Treasury, Congress Review Donor Funds
April 9, 1998 | Read Time: 2 minutes
Foundation leaders met last week with government officials to talk about reining in tax-exempt funds set up by for-profit companies.
The foundation officials — led by John A. Edie, senior vice-president of the Council on Foundations in Washington — want Treasury officials and lawmakers to consider whether banks and investment companies should be allowed to operate charitable gift funds and under what circumstances. The foundation officials say the so-called commercially related donor-advised funds are operating without proper oversight and perhaps illegally.
The funds have been a subject of fierce debate within philanthropy since 1992, when Fidelity Investments, one of the nation’s largest mutual-fund companies, started a new service intended to make it easier for donors to give money to charity.
Fidelity and other businesses have set up gift funds much like the donor-advised funds that are offered by community foundations.

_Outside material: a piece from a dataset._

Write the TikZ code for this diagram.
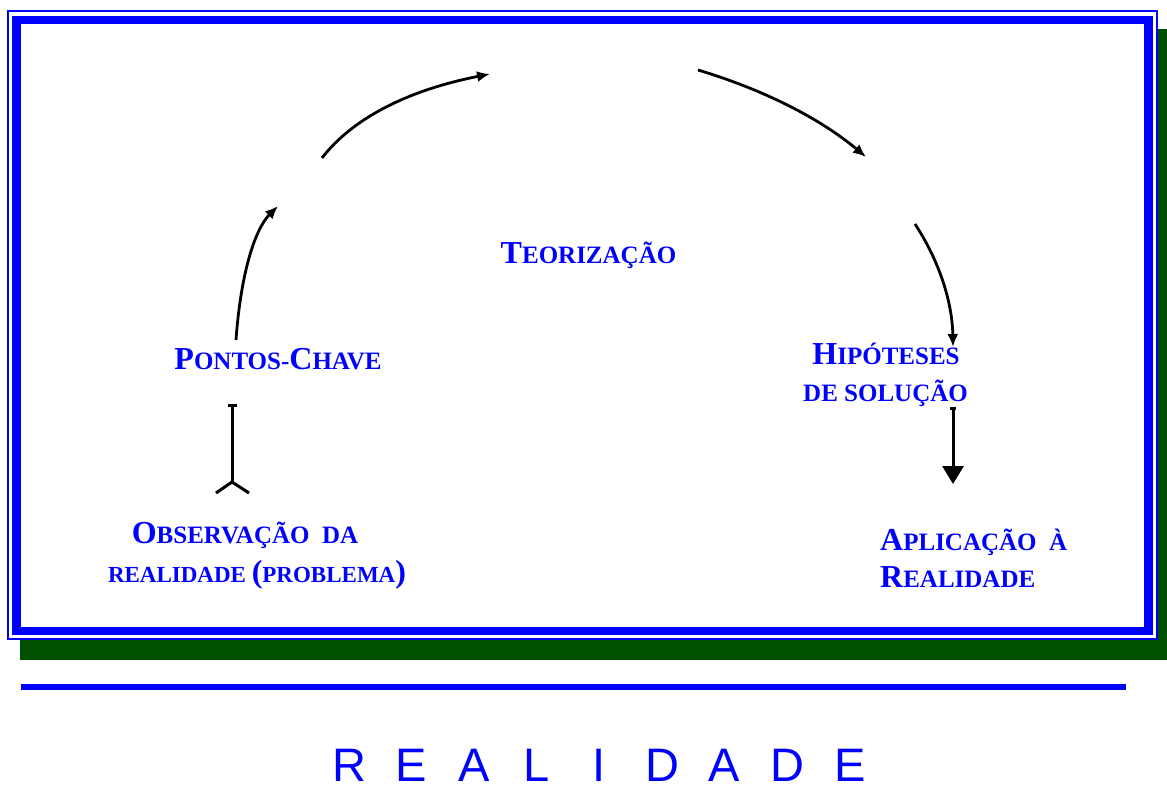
\documentclass[tikz,border=0pt]{standalone}
\usepackage{fontspec}
\setmainfont{Liberation Serif}
\setsansfont{Liberation Sans}
\usetikzlibrary{arrows.meta}
\definecolor{frameblue}{RGB}{0,0,255}
\definecolor{shadowgreen}{RGB}{0,80,0}
\newcommand{\bigini}[1]{{\fontsize{32}{32}\selectfont #1}}

\begin{document}
\begin{tikzpicture}[x=1pt, y=-1pt,
    stagetxt/.style={text=frameblue, font=\fontsize{25}{30}\selectfont\bfseries, inner sep=0pt, anchor=base},
    cyclearc/.style={line width=2.8pt, -{Latex[length=13pt,width=11pt]}},
    realletter/.style={text=frameblue, font=\fontsize{47}{47}\selectfont\sffamily, inner sep=0pt, anchor=base}
  ]
  \useasboundingbox (0,0) rectangle (1167,789);

  % Frame
  \fill[shadowgreen] (20,29) rectangle (1167,660);
  \fill[white] (7,10) rectangle (1158,640);
  \draw[frameblue, line width=2pt] (8,11) rectangle (1157,638.5);
  \draw[frameblue, line width=8.5pt] (16.5,20) rectangle (1148.5,631);
  \draw[frameblue, line width=6pt] (21,686.5) -- (1126,686.5);

  % Nodes
  \node[stagetxt] (teo) at (588.5,263) {\bigini{T}EORIZAÇÃO};
  \node[stagetxt] (pontos) at (278,369) {\bigini{P}ONTOS-\bigini{C}HAVE};
  \node[stagetxt] (hip1) at (886,364) {\bigini{H}IPÓTESES};
  \node[stagetxt] (hip2) at (885.5,401) {DE SOLUÇÃO};
  \node[stagetxt] (obs1) at (245,543) {\bigini{O}BSERVAÇÃO\ \ DA};
  \node[stagetxt, font=\fontsize{23}{30}\selectfont\bfseries] (obs2) at (257,582) {REALIDADE \bigini{(}PROBLEMA\bigini{)}};
  \node[stagetxt, anchor=base west] (apl1) at (880,550) {\bigini{A}PLICAÇÃO\ \ À};
  \node[stagetxt, anchor=base west] (apl2) at (880,587) {\bigini{R}EALIDADE};

  \foreach \l [count=\i] in {R,E,A,L,I,D,A,D,E}
    \node[realletter] (real\i) at ({349+62.6*(\i-1)},781) {\l};

  % Arc ends
  \coordinate (arcAs) at (236,340);
  \coordinate (arcAe) at (278,206);
  \coordinate (arcBs) at (322,158);
  \coordinate (arcBe) at (490,74);
  \coordinate (arcCs) at (698,70);
  \coordinate (arcCe) at (866,157);
  \coordinate (arcDs) at (915,224);
  \coordinate (arcDe) at (953,347);
  \coordinate (pontdown) at (232,404);
  \coordinate (obsup) at (232,482);
  \coordinate (hipdown) at (953,407);
  \coordinate (apltop) at (953,484);

  % Edges
  \draw[cyclearc] (arcAs) .. controls (240.7,274) and (254.7,229.3) .. (arcAe);
  \draw[cyclearc] (arcBs) .. controls (352.7,118) and (408.7,90) .. (arcBe);
  \draw[cyclearc] (arcCs) .. controls (764.7,90) and (820.7,119) .. (arcCe);
  \draw[cyclearc] (arcDs) .. controls (939.7,261.7) and (952.3,302.7) .. (arcDe);
  \draw[line width=3pt, {Bar[width=9pt]}-] (pontdown) -- (obsup);
  \draw[line width=3pt] (obsup) -- ++(-16,11) (obsup) -- ++(17,11);
  \draw[line width=3pt, {Bar[width=6pt]}-{Triangle[length=18pt,width=21pt]}] (hipdown) -- (apltop);
\end{tikzpicture}
\end{document}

The funds allow donors to put their money in special charitable accounts, take a tax deduction for their gifts, and then advise the company about which charities they would like to support. Fidelity officials have said such funds are a legitimate way to broaden the services that investment companies offer. Fidelity’s gift fund has $1.2-billion in assets.

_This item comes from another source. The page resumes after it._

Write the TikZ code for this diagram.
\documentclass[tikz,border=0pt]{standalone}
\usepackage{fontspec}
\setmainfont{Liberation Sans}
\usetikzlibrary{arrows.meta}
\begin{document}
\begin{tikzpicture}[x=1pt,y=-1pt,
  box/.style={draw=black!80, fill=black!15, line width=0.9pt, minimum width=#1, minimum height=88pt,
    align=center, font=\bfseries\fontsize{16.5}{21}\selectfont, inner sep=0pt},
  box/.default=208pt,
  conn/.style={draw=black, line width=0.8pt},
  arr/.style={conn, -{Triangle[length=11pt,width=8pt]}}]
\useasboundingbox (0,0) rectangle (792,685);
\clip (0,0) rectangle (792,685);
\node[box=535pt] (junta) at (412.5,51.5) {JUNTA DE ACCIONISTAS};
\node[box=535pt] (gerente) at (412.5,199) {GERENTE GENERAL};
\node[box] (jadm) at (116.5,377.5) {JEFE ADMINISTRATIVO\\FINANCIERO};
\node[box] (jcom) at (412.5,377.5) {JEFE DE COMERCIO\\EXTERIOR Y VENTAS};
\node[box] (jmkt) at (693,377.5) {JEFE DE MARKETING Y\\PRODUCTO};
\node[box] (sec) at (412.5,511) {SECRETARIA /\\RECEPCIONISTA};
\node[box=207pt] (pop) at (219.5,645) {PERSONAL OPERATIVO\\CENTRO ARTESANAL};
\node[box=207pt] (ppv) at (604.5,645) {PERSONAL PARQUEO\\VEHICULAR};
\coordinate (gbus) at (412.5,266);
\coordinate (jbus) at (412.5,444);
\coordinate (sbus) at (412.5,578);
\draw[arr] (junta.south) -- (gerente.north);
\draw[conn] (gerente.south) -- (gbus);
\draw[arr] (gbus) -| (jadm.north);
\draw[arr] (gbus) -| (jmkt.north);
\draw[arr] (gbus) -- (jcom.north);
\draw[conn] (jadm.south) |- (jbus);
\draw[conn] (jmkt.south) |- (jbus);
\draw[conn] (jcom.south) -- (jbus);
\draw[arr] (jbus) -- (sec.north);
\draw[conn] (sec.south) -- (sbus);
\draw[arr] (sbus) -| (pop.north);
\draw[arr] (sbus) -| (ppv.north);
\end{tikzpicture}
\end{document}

Critics of the commercial funds charge that profit, not philanthropy, is the driving force behind the funds; that they give too much control to the donor; and that they are open to abuses, including situations in which donors could illegally profit from their own gifts.
The council’s Mr. Edie said that last week’s meetings — first with a Treasury official and then with an aide to a Congressional tax committee — were intended to explore regulatory and legislative ways to clamp down on commercial entities that set up donor funds.

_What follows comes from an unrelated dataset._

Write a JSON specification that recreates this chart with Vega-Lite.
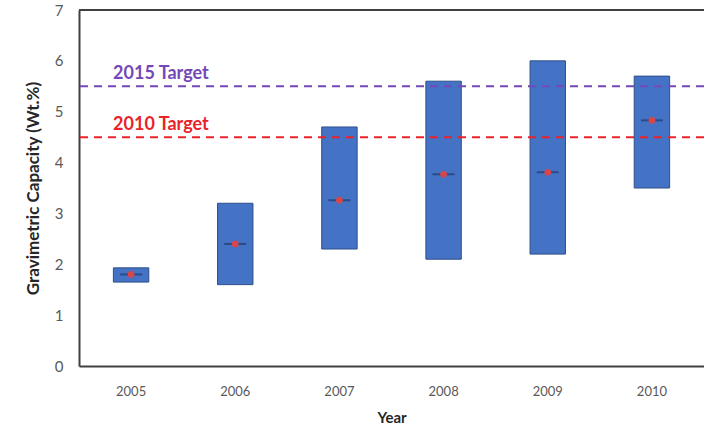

Among other things, the foundation leaders offered draft legislation that would clarify when a commercially related fund should be considered a private foundation, not a charity. Foundations are subject to stricter grant-making rules and offer less-generous tax exemptions to donors than charities.
Mr. Edie called the meetings — the third such meeting with the Treasury Department since 1992 — “exploratory” and said that no further action was planned.
Treasury and Congressional officials declined to comment.